The characters are not much more than cartoon stereotypes. The Russian Jewish mobster, the American president with an (affected) Southern accent who speaks nicely but only cares about winning the next election, the Arab leaders who fight among each other on how to divide up the land, the Iranian mastermind who studies Hitler to know how to best exterminate the Jews, the vapid attractive CNN reporter - we don't learn anything about them because we already know the characters, and they don't change. So if the book is Islamophobic, it is antisemitic and anti-American as well. In reality, it is none of those things. In fact, one major character is an Israeli Bedouin who is one of the "good guys."

Kestin's view of the Middle East looks like it hasn't changed much since 1973. Jordan and Egypt and Saudi Arabia are as implacable foes of Israel as Syria and Iran are. Egypt doesn't flinch at attacking an aid flotilla and a BBC helicopter.
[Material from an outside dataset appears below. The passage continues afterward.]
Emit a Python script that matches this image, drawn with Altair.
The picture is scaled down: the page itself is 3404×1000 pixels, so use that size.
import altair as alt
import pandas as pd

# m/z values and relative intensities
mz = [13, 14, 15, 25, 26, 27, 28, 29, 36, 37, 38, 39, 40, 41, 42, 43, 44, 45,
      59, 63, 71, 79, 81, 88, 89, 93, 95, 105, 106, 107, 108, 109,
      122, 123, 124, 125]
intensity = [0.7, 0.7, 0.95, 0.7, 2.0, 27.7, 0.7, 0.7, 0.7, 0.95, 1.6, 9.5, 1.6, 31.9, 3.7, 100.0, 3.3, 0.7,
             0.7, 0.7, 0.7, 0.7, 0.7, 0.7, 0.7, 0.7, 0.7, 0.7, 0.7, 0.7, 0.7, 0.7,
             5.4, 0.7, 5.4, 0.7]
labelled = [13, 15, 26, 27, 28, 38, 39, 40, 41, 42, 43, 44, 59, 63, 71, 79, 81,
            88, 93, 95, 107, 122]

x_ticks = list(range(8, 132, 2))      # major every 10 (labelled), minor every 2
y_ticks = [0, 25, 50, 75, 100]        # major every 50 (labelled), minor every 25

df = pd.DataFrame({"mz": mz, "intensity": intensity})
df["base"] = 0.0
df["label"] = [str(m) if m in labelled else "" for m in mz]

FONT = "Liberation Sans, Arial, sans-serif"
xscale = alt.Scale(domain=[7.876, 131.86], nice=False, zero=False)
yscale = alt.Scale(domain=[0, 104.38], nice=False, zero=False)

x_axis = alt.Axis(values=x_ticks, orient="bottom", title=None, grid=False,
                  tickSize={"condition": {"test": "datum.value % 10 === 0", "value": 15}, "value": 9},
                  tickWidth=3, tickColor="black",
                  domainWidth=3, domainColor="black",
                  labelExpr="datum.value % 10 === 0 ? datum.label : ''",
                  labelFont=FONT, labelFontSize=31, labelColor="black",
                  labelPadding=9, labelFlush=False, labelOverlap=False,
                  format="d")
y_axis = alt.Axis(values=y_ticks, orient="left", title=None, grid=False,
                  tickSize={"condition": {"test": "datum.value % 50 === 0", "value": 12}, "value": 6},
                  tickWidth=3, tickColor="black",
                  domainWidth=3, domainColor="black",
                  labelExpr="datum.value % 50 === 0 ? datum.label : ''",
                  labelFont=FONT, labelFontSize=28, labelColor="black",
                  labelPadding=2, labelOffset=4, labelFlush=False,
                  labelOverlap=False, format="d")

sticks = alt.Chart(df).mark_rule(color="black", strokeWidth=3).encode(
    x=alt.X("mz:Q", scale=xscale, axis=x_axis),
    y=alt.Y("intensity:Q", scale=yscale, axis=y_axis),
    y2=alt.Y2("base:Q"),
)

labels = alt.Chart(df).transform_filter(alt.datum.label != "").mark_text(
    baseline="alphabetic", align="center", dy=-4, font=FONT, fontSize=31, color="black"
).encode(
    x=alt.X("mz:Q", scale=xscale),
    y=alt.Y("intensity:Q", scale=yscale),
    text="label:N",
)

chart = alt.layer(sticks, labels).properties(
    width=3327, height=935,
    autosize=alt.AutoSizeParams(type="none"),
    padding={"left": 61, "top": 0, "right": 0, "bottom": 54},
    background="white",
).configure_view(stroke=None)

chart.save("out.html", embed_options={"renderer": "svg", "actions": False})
The underlying worldview is one dimensional, but not that inaccurate. If Iran could devise a plan to actually destroy Israel, pretending that this was 2010 or so, would the Arab world have signed on? I think so. Would the Arab world ignore the Palestinians altogether in their dismantling of Israel? Probably, although not immediately.

That being said, The Siege of Tel Aviv is entertaining. How the Israelis win is a absurd but fun. The new world order that is ushered in by the ultimate Israeli victory is wishful thinking to the extreme.

Unfortunately, the most notable thing about this book isn't the plot. It is how it exposed how so many self-defined liberals are actually not interested at all in free speech. While Kesten laughs this off, as all publicity is good publicity and he wants to sell books, the saga of The Siege of Israel is really about the continued fall of American liberalism into what is closer to fascism. The attempted censorship of a novel that is no more offensive than thousands of other international thrillers because it is pro-Israel should make all serious people feel a bit queasy.